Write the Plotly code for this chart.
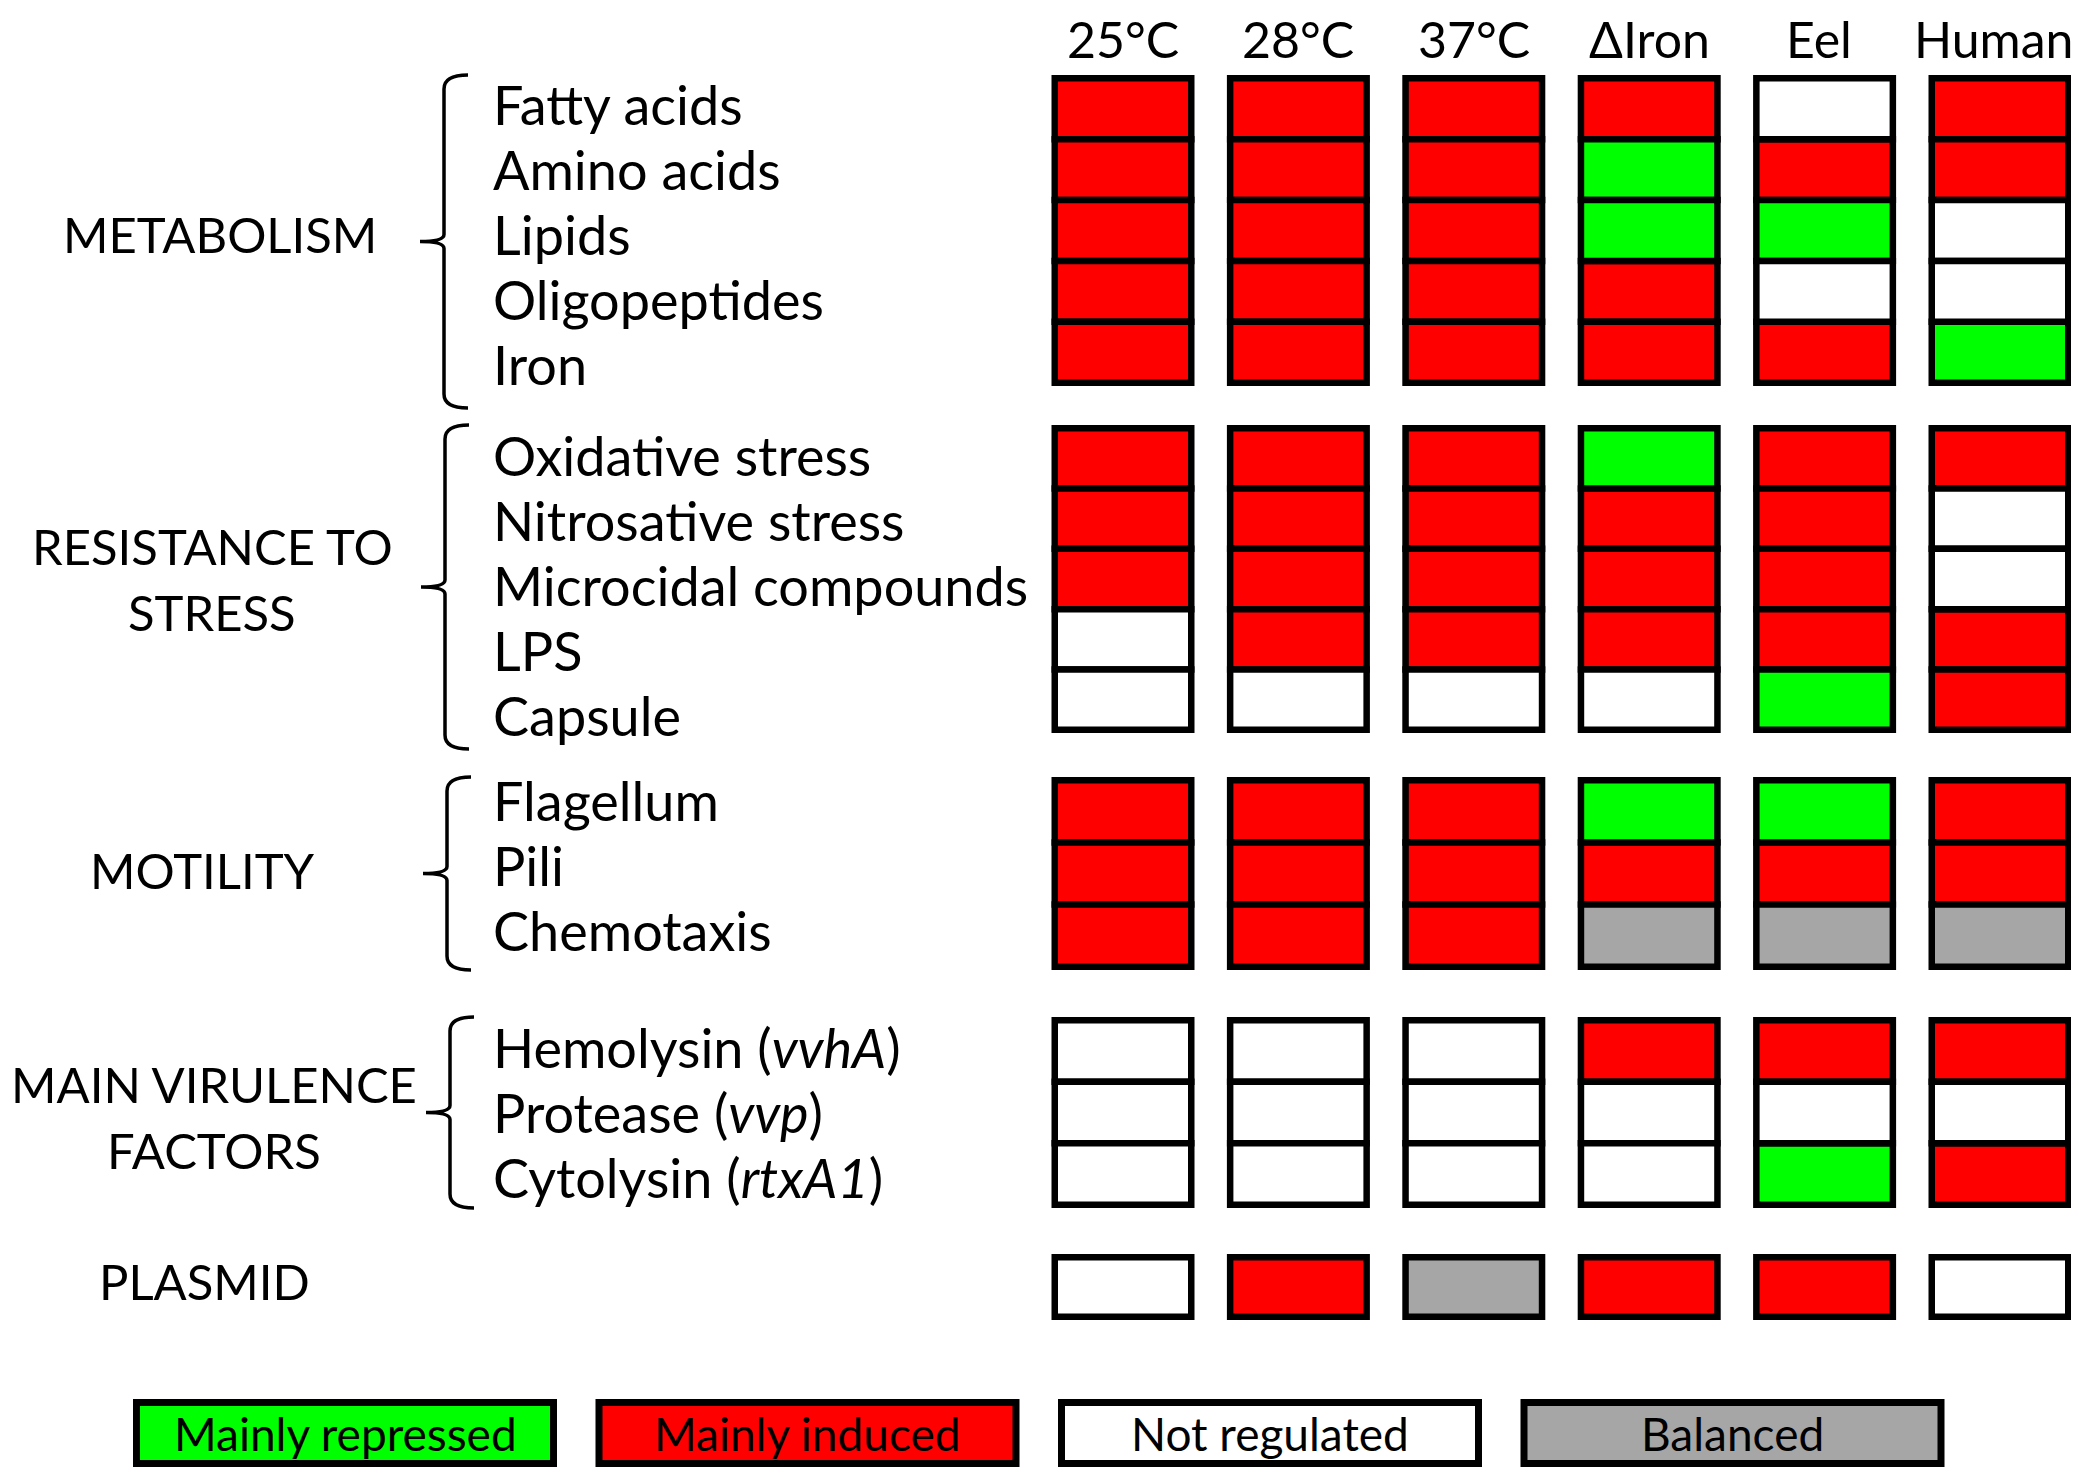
import plotly.graph_objects as go

# conditions (columns)
conditions = ["25°C", "28°C", "37°C", "ΔIron", "Eel", "Human"]

# functional groups and their rows
group_names = ["METABOLISM", "RESISTANCE TO<br>STRESS", "MOTILITY", "MAIN VIRULENCE<br>FACTORS", "PLASMID"]

metabolism_rows = ["Fatty acids", "Amino acids", "Lipids", "Oligopeptides", "Iron"]
stress_rows = ["Oxidative stress", "Nitrosative stress", "Microcidal compounds", "LPS", "Capsule"]
motility_rows = ["Flagellum", "Pili", "Chemotaxis"]
virulence_rows = ["Hemolysin (<i>vvhA</i>)", "Protease (<i>vvp</i>)", "Cytolysin (<i>rtxA1</i>)"]
plasmid_rows = [""]

# calls per row, one letter per condition
# R = mainly induced, G = mainly repressed, W = not regulated, B = balanced
metabolism_calls = ["RRRRWR", "RRRGRR", "RRRGGW", "RRRRWW", "RRRRRG"]
stress_calls = ["RRRGRR", "RRRRRW", "RRRRRW", "WRRRRR", "WWWWGR"]
motility_calls = ["RRRGGR", "RRRRRR", "RRRBBB"]
virulence_calls = ["WWWRRR", "WWWWWW", "WWWWGR"]
plasmid_calls = ["WRBRRW"]

legend_codes = ["G", "R", "W", "B"]
legend_labels = ["Mainly repressed", "Mainly induced", "Not regulated", "Balanced"]

# styling / layout (page pixels; page body has an 8px margin)
W, H = 2079, 1473
PAD = 8
FONT = "Lato"
colors = {"R": "#FF0000", "G": "#00FF00", "W": "#FFFFFF", "B": "#A6A6A6"}
LW = 6.5
COL_X0, COL_STEP, CELL_W = 1123, 175.4, 143
GROUP_TOP = [75, 425, 777, 1017, 1254]
GROUP_BOT = [386, 733, 970, 1208, 1320]
BRACE_EXTRA = [22, 16, 0, 0]
BRACE_X = [444, 445, 447, 450]
LABEL_X, LABEL_PITCH = 491, 65
LABEL_OFF = [29, 30, 23, 30, 0]
GROUP_LABEL_X = [220, 212, 202, 214, 204]
GROUP_LABEL_DY = [3, 0, -4, 4, -6]
HEADER_DX = [0, 0, 0, 0, -6, 0]
LEG_X0, LEG_STEP, LEG_W, LEG_TOP, LEG_BOT = 345, 462.5, 424, 1399, 1467

groups = [
    (metabolism_rows, metabolism_calls),
    (stress_rows, stress_calls),
    (motility_rows, motility_calls),
    (virulence_rows, virulence_calls),
    (plasmid_rows, plasmid_calls),
]

col_x = [COL_X0 + COL_STEP * i for i in range(len(conditions))]

cells = {c: {"x": [], "base": [], "h": []} for c in colors}
annotations = []
shapes = []

for g, (rows, calls) in enumerate(groups):
    top = GROUP_TOP[g] + LW / 2
    bot = GROUP_BOT[g] - LW / 2
    rh = (bot - top) / len(rows)
    for r, row in enumerate(calls):
        for c, code in enumerate(row):
            cells[code]["x"].append(col_x[c])
            cells[code]["base"].append(top + r * rh)
            cells[code]["h"].append(rh)
        if rows[r]:
            annotations.append(dict(x=LABEL_X, y=GROUP_TOP[g] + LABEL_OFF[g] + r * LABEL_PITCH,
                                    text=rows[r], xanchor="left", yanchor="middle",
                                    showarrow=False, font=dict(size=54)))
    # group label
    mid = (GROUP_TOP[g] + GROUP_BOT[g]) / 2 + GROUP_LABEL_DY[g]
    lines = group_names[g].split("<br>")
    for k, line in enumerate(lines):
        off = (k - (len(lines) - 1) / 2) * 66
        annotations.append(dict(x=GROUP_LABEL_X[g], y=mid + off, text=line, xanchor="center",
                                yanchor="middle", showarrow=False, font=dict(size=49)))
    # brace
    if g < len(BRACE_EXTRA):
        bt = GROUP_TOP[g]
        bb = GROUP_BOT[g] + BRACE_EXTRA[g]
        bm = (bt + bb) / 2
        x = BRACE_X[g]
        path = (f"M {x+24},{bt} Q {x},{bt} {x},{bt+14} L {x},{bm-7} "
                f"Q {x},{bm} {x-24},{bm} Q {x},{bm} {x},{bm+7} "
                f"L {x},{bb-14} Q {x},{bb} {x+24},{bb}")
        shapes.append(dict(type="path", path=path, xref="x", yref="y",
                           line=dict(color="black", width=3.5)))

fig = go.Figure()
for code, d in cells.items():
    fig.add_trace(go.Bar(x=d["x"], base=d["base"], y=d["h"], width=CELL_W - LW,
                         marker=dict(color=colors[code], line=dict(color="black", width=LW)),
                         hoverinfo="skip", showlegend=False))

# column headers
for c, name in enumerate(conditions):
    last = c == len(conditions) - 1
    annotations.append(dict(x=W - 4 if last else col_x[c] + HEADER_DX[c], y=39, text=name,
                            xanchor="right" if last else "center", yanchor="middle",
                            showarrow=False, font=dict(size=50)))

# legend boxes
leg_x = [LEG_X0 + LEG_STEP * i for i in range(len(legend_codes))]
fig.add_trace(go.Bar(x=leg_x, base=[LEG_TOP + 3.5] * 4, y=[LEG_BOT - LEG_TOP - 7] * 4,
                     width=LEG_W - 7,
                     marker=dict(color=[colors[c] for c in legend_codes],
                                 line=dict(color="black", width=7)),
                     hoverinfo="skip", showlegend=False))
for i, lab in enumerate(legend_labels):
    annotations.append(dict(x=leg_x[i], y=(LEG_TOP + LEG_BOT) / 2, text=lab, xanchor="center",
                            yanchor="middle", showarrow=False, font=dict(size=46)))

fig.update_layout(
    width=W - PAD, height=H - PAD,
    margin=dict(l=0, r=0, t=0, b=0),
    barmode="overlay",
    plot_bgcolor="white", paper_bgcolor="white",
    font=dict(family=FONT, color="black"),
    xaxis=dict(range=[PAD, W], visible=False, fixedrange=True),
    yaxis=dict(range=[H, PAD], visible=False, fixedrange=True),
    annotations=annotations,
    shapes=shapes,
    hovermode=False,
)

fig.write_html("out.html", config={"displayModeBar": False})
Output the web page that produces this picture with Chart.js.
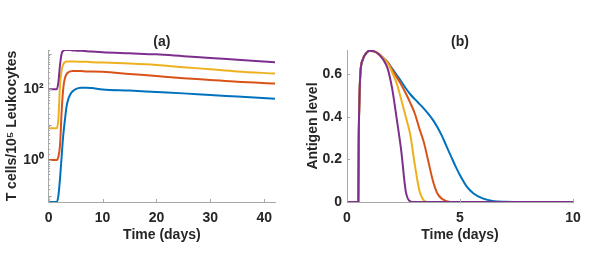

☆ ☆ ☆ ☆

GIVEN INSTRUCTION: Copy out the listing exactly as it stands, but not the pictures.

SOLUTION FOR THIS TASK:
Write the Plotly code for this chart.
import plotly.graph_objects as go

# conditions (columns)
conditions = ["25°C", "28°C", "37°C", "ΔIron", "Eel", "Human"]

# functional groups and their rows
group_names = ["METABOLISM", "RESISTANCE TO<br>STRESS", "MOTILITY", "MAIN VIRULENCE<br>FACTORS", "PLASMID"]

metabolism_rows = ["Fatty acids", "Amino acids", "Lipids", "Oligopeptides", "Iron"]
stress_rows = ["Oxidative stress", "Nitrosative stress", "Microcidal compounds", "LPS", "Capsule"]
motility_rows = ["Flagellum", "Pili", "Chemotaxis"]
virulence_rows = ["Hemolysin (<i>vvhA</i>)", "Protease (<i>vvp</i>)", "Cytolysin (<i>rtxA1</i>)"]
plasmid_rows = [""]

# calls per row, one letter per condition
# R = mainly induced, G = mainly repressed, W = not regulated, B = balanced
metabolism_calls = ["RRRRWR", "RRRGRR", "RRRGGW", "RRRRWW", "RRRRRG"]
stress_calls = ["RRRGRR", "RRRRRW", "RRRRRW", "WRRRRR", "WWWWGR"]
motility_calls = ["RRRGGR", "RRRRRR", "RRRBBB"]
virulence_calls = ["WWWRRR", "WWWWWW", "WWWWGR"]
plasmid_calls = ["WRBRRW"]

legend_codes = ["G", "R", "W", "B"]
legend_labels = ["Mainly repressed", "Mainly induced", "Not regulated", "Balanced"]

# styling / layout (page pixels; page body has an 8px margin)
W, H = 2079, 1473
PAD = 8
FONT = "Lato"
colors = {"R": "#FF0000", "G": "#00FF00", "W": "#FFFFFF", "B": "#A6A6A6"}
LW = 6.5
COL_X0, COL_STEP, CELL_W = 1123, 175.4, 143
GROUP_TOP = [75, 425, 777, 1017, 1254]
GROUP_BOT = [386, 733, 970, 1208, 1320]
BRACE_EXTRA = [22, 16, 0, 0]
BRACE_X = [444, 445, 447, 450]
LABEL_X, LABEL_PITCH = 491, 65
LABEL_OFF = [29, 30, 23, 30, 0]
GROUP_LABEL_X = [220, 212, 202, 214, 204]
GROUP_LABEL_DY = [3, 0, -4, 4, -6]
HEADER_DX = [0, 0, 0, 0, -6, 0]
LEG_X0, LEG_STEP, LEG_W, LEG_TOP, LEG_BOT = 345, 462.5, 424, 1399, 1467

groups = [
    (metabolism_rows, metabolism_calls),
    (stress_rows, stress_calls),
    (motility_rows, motility_calls),
    (virulence_rows, virulence_calls),
    (plasmid_rows, plasmid_calls),
]

col_x = [COL_X0 + COL_STEP * i for i in range(len(conditions))]

cells = {c: {"x": [], "base": [], "h": []} for c in colors}
annotations = []
shapes = []

for g, (rows, calls) in enumerate(groups):
    top = GROUP_TOP[g] + LW / 2
    bot = GROUP_BOT[g] - LW / 2
    rh = (bot - top) / len(rows)
    for r, row in enumerate(calls):
        for c, code in enumerate(row):
            cells[code]["x"].append(col_x[c])
            cells[code]["base"].append(top + r * rh)
            cells[code]["h"].append(rh)
        if rows[r]:
            annotations.append(dict(x=LABEL_X, y=GROUP_TOP[g] + LABEL_OFF[g] + r * LABEL_PITCH,
                                    text=rows[r], xanchor="left", yanchor="middle",
                                    showarrow=False, font=dict(size=54)))
    # group label
    mid = (GROUP_TOP[g] + GROUP_BOT[g]) / 2 + GROUP_LABEL_DY[g]
    lines = group_names[g].split("<br>")
    for k, line in enumerate(lines):
        off = (k - (len(lines) - 1) / 2) * 66
        annotations.append(dict(x=GROUP_LABEL_X[g], y=mid + off, text=line, xanchor="center",
                                yanchor="middle", showarrow=False, font=dict(size=49)))
    # brace
    if g < len(BRACE_EXTRA):
        bt = GROUP_TOP[g]
        bb = GROUP_BOT[g] + BRACE_EXTRA[g]
        bm = (bt + bb) / 2
        x = BRACE_X[g]
        path = (f"M {x+24},{bt} Q {x},{bt} {x},{bt+14} L {x},{bm-7} "
                f"Q {x},{bm} {x-24},{bm} Q {x},{bm} {x},{bm+7} "
                f"L {x},{bb-14} Q {x},{bb} {x+24},{bb}")
        shapes.append(dict(type="path", path=path, xref="x", yref="y",
                           line=dict(color="black", width=3.5)))

fig = go.Figure()
for code, d in cells.items():
    fig.add_trace(go.Bar(x=d["x"], base=d["base"], y=d["h"], width=CELL_W - LW,
                         marker=dict(color=colors[code], line=dict(color="black", width=LW)),
                         hoverinfo="skip", showlegend=False))

# column headers
for c, name in enumerate(conditions):
    last = c == len(conditions) - 1
    annotations.append(dict(x=W - 4 if last else col_x[c] + HEADER_DX[c], y=39, text=name,
                            xanchor="right" if last else "center", yanchor="middle",
                            showarrow=False, font=dict(size=50)))

# legend boxes
leg_x = [LEG_X0 + LEG_STEP * i for i in range(len(legend_codes))]
fig.add_trace(go.Bar(x=leg_x, base=[LEG_TOP + 3.5] * 4, y=[LEG_BOT - LEG_TOP - 7] * 4,
                     width=LEG_W - 7,
                     marker=dict(color=[colors[c] for c in legend_codes],
                                 line=dict(color="black", width=7)),
                     hoverinfo="skip", showlegend=False))
for i, lab in enumerate(legend_labels):
    annotations.append(dict(x=leg_x[i], y=(LEG_TOP + LEG_BOT) / 2, text=lab, xanchor="center",
                            yanchor="middle", showarrow=False, font=dict(size=46)))

fig.update_layout(
    width=W - PAD, height=H - PAD,
    margin=dict(l=0, r=0, t=0, b=0),
    barmode="overlay",
    plot_bgcolor="white", paper_bgcolor="white",
    font=dict(family=FONT, color="black"),
    xaxis=dict(range=[PAD, W], visible=False, fixedrange=True),
    yaxis=dict(range=[H, PAD], visible=False, fixedrange=True),
    annotations=annotations,
    shapes=shapes,
    hovermode=False,
)

fig.write_html("out.html", config={"displayModeBar": False})
Output the web page that produces this picture with Chart.js.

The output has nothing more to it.